In 2010, the Legislature created watershed management authorities, a mechanism for cities, counties, soil and water conservation districts (SWCDs) and other interested parties to cooperatively engage in watershed planning and management.
Entities collaborate to request federal Housing and Urban Development funds and to oversee usage of those funds to manage water flow and quality within the watershed.
Locally, John Beard of Decorah helped spearhead the organization of the UIRWMA, which consists of nine partner entities: the Winneshiek County Board of Supervisors, The Winneshiek Soil and Water Conservation District, the city of Decorah, the Allamakee County Board of Supervisors, the Allamakee Soil and Water Conservation District, the Howard County Board of Supervisors, the Howard County Soil and Conservation District, the city of Lime Springs and the Upper Iowa River Drainage District, located out of New Albin.
“The program represents a vision for Iowa’s future that voluntarily engages stakeholders throughout the watershed to achieve common goals, while moving toward a more resilient state.

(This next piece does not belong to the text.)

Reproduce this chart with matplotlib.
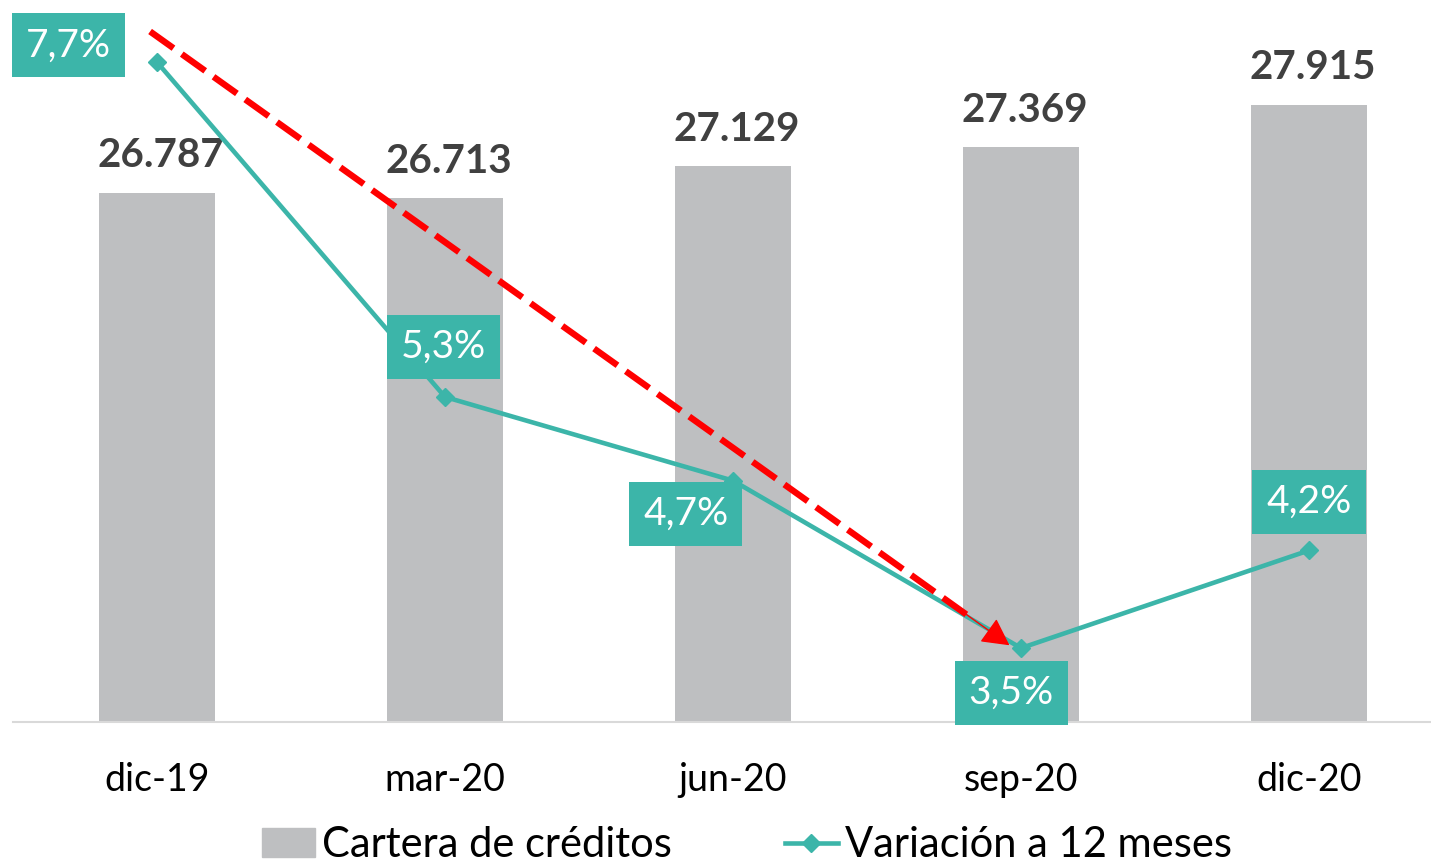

It is a replicable model for other communities where the landscape has lost its natural resilience to flooding. The program is not only about Iowans helping Iowans, but also about demonstrating Iowans’ commitment to agricultural stewardship, to the environment, to their neighbors and to the future,” said Richard Lewis, senior research editor for the University of Iowa, at a previous meeting.

Upcoming meeting
Frana said the UIRWMA Board is still in the process of selecting which of the 32 watersheds in the region will be targeted.
“The funding will be used to focus in on about four watersheds. That way we’re concentrating these practices,” said Frana.
Frana said implementation of projects will likely not occur until next year.
The public is invited to an informational meeting Thursday, July 20, at 4 p.m. in the basement of the NRCA office at 2296 Oil Well Rd., Decorah.
The meeting will provide information to landowners about the project, conservation practices being promoted and potential cost-share opportunities, as well gauge landowner interest to help determine where priority watersheds will be located.
“I’m looking forward to meeting everyone involved and seeing how we can all come together to accomplish the goals laid out by the IWA,” said Frana.